**Written task**
Repeat the material verbatim. Images are excluded from the copy.

━━━━━━━━━━

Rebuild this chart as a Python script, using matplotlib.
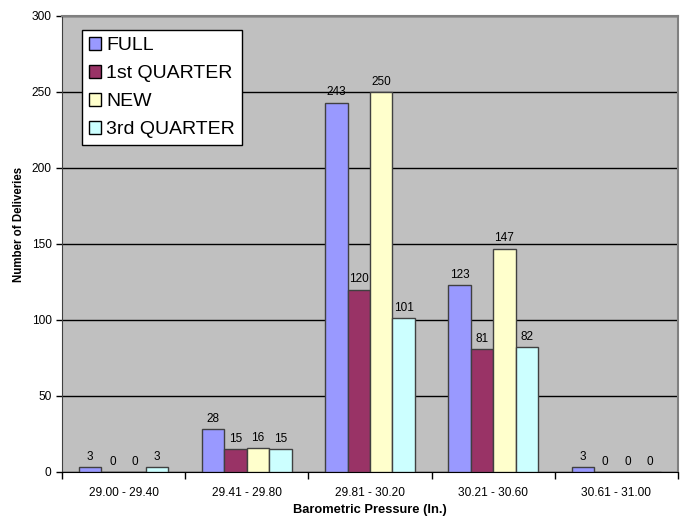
import matplotlib
matplotlib.use("Agg")
import matplotlib.pyplot as plt
import numpy as np

plt.rcParams['font.family'] = ['Liberation Sans', 'DejaVu Sans']

categories = ["29.00 - 29.40", "29.41 - 29.80", "29.81 - 30.20", "30.21 - 30.60", "30.61 - 31.00"]
series_names = ["FULL", "1st QUARTER", "NEW", "3rd QUARTER"]
full = [3, 28, 243, 123, 3]
first_quarter = [0, 15, 120, 81, 0]
new = [0, 16, 250, 147, 0]
third_quarter = [3, 15, 101, 82, 0]
series_values = [full, first_quarter, new, third_quarter]
colors = ["#9999FF", "#993366", "#FFFFCC", "#CCFFFF"]
y_ticks = [0, 50, 100, 150, 200, 250, 300]

fig = plt.figure(figsize=(6.85, 5.20), dpi=100)
ax = fig.add_axes([62 / 685, 48 / 520, 616 / 685, 456 / 520])
ax.set_facecolor("#C0C0C0")

x = np.arange(len(categories))
n = len(series_values)
width = 1.0 / (n + 1.5)

for i, (name, vals, col) in enumerate(zip(series_names, series_values, colors)):
    pos = x + (i - (n - 1) / 2) * width
    bars = ax.bar(pos, vals, width, color=col, edgecolor="#404040",
                  linewidth=1.0, label=name, zorder=3)
    for b, v in zip(bars, vals):
        ax.annotate(str(v), (b.get_x() + b.get_width() / 2, v),
                    xytext=(0, 3), textcoords="offset points",
                    ha="center", va="bottom", fontsize=8.5, color="black", zorder=4)

ax.set_xlim(-0.5, len(categories) - 0.5)
ax.set_ylim(0, 300)
ax.set_yticks(y_ticks)
ax.yaxis.grid(True, color="black", linewidth=1.0, zorder=1)
ax.set_axisbelow(True)
ax.tick_params(axis="y", labelsize=8.6, length=4, width=1, direction="out", color="black")

# category boundaries carry the tick marks, labels sit at the centres
ax.set_xticks(np.arange(-0.5, len(categories), 1.0))
ax.set_xticklabels([])
ax.set_xticks(x, minor=True)
ax.set_xticklabels(categories, minor=True, fontsize=8.6)
ax.tick_params(axis="x", which="major", length=5, width=1, direction="out", color="black")
ax.tick_params(axis="x", which="minor", length=0, pad=10.5)

for side in ("top", "right"):
    ax.spines[side].set_color("#808080")
    ax.spines[side].set_linewidth(1.5)
ax.spines["left"].set_color("#404040")
ax.spines["bottom"].set_color("black")

ax.set_xlabel("Barometric Pressure (In.)", fontsize=9.3, fontweight="bold")
ax.xaxis.set_label_coords(0.5, (472 - 510) / 456)
ax.xaxis.label.set_va("center")
ax.set_ylabel("Number of Deliveries", fontsize=8.3, fontweight="bold")
ax.yaxis.set_label_coords((18.5 - 62) / 616, (472 - 224) / 456)
ax.yaxis.label.set_va("center")

leg = ax.legend(loc="upper left", bbox_to_anchor=(20 / 616, (472 - 30) / 456),
                borderaxespad=0, fontsize=14, frameon=True, fancybox=False,
                framealpha=1, edgecolor="black", handlelength=0.65,
                handleheight=0.65, handletextpad=0.25, labelspacing=0.55,
                borderpad=0.35)
leg.get_frame().set_linewidth(1.0)
for h in leg.legend_handles:
    h.set_edgecolor("black")
leg.set_zorder(5)

fig.savefig("out.png", dpi=100, facecolor="white")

━━━━━━━━━━

**Solution**
Rebuild this chart as a Python script, using matplotlib.
import matplotlib
matplotlib.use("Agg")
import matplotlib.pyplot as plt
import numpy as np

plt.rcParams['font.family'] = ['Liberation Sans', 'DejaVu Sans']

categories = ["29.00 - 29.40", "29.41 - 29.80", "29.81 - 30.20", "30.21 - 30.60", "30.61 - 31.00"]
series_names = ["FULL", "1st QUARTER", "NEW", "3rd QUARTER"]
full = [3, 28, 243, 123, 3]
first_quarter = [0, 15, 120, 81, 0]
new = [0, 16, 250, 147, 0]
third_quarter = [3, 15, 101, 82, 0]
series_values = [full, first_quarter, new, third_quarter]
colors = ["#9999FF", "#993366", "#FFFFCC", "#CCFFFF"]
y_ticks = [0, 50, 100, 150, 200, 250, 300]

fig = plt.figure(figsize=(6.85, 5.20), dpi=100)
ax = fig.add_axes([62 / 685, 48 / 520, 616 / 685, 456 / 520])
ax.set_facecolor("#C0C0C0")

x = np.arange(len(categories))
n = len(series_values)
width = 1.0 / (n + 1.5)

for i, (name, vals, col) in enumerate(zip(series_names, series_values, colors)):
    pos = x + (i - (n - 1) / 2) * width
    bars = ax.bar(pos, vals, width, color=col, edgecolor="#404040",
                  linewidth=1.0, label=name, zorder=3)
    for b, v in zip(bars, vals):
        ax.annotate(str(v), (b.get_x() + b.get_width() / 2, v),
                    xytext=(0, 3), textcoords="offset points",
                    ha="center", va="bottom", fontsize=8.5, color="black", zorder=4)

ax.set_xlim(-0.5, len(categories) - 0.5)
ax.set_ylim(0, 300)
ax.set_yticks(y_ticks)
ax.yaxis.grid(True, color="black", linewidth=1.0, zorder=1)
ax.set_axisbelow(True)
ax.tick_params(axis="y", labelsize=8.6, length=4, width=1, direction="out", color="black")

# category boundaries carry the tick marks, labels sit at the centres
ax.set_xticks(np.arange(-0.5, len(categories), 1.0))
ax.set_xticklabels([])
ax.set_xticks(x, minor=True)
ax.set_xticklabels(categories, minor=True, fontsize=8.6)
ax.tick_params(axis="x", which="major", length=5, width=1, direction="out", color="black")
ax.tick_params(axis="x", which="minor", length=0, pad=10.5)

for side in ("top", "right"):
    ax.spines[side].set_color("#808080")
    ax.spines[side].set_linewidth(1.5)
ax.spines["left"].set_color("#404040")
ax.spines["bottom"].set_color("black")

ax.set_xlabel("Barometric Pressure (In.)", fontsize=9.3, fontweight="bold")
ax.xaxis.set_label_coords(0.5, (472 - 510) / 456)
ax.xaxis.label.set_va("center")
ax.set_ylabel("Number of Deliveries", fontsize=8.3, fontweight="bold")
ax.yaxis.set_label_coords((18.5 - 62) / 616, (472 - 224) / 456)
ax.yaxis.label.set_va("center")

leg = ax.legend(loc="upper left", bbox_to_anchor=(20 / 616, (472 - 30) / 456),
                borderaxespad=0, fontsize=14, frameon=True, fancybox=False,
                framealpha=1, edgecolor="black", handlelength=0.65,
                handleheight=0.65, handletextpad=0.25, labelspacing=0.55,
                borderpad=0.35)
leg.get_frame().set_linewidth(1.0)
for h in leg.legend_handles:
    h.set_edgecolor("black")
leg.set_zorder(5)

fig.savefig("out.png", dpi=100, facecolor="white")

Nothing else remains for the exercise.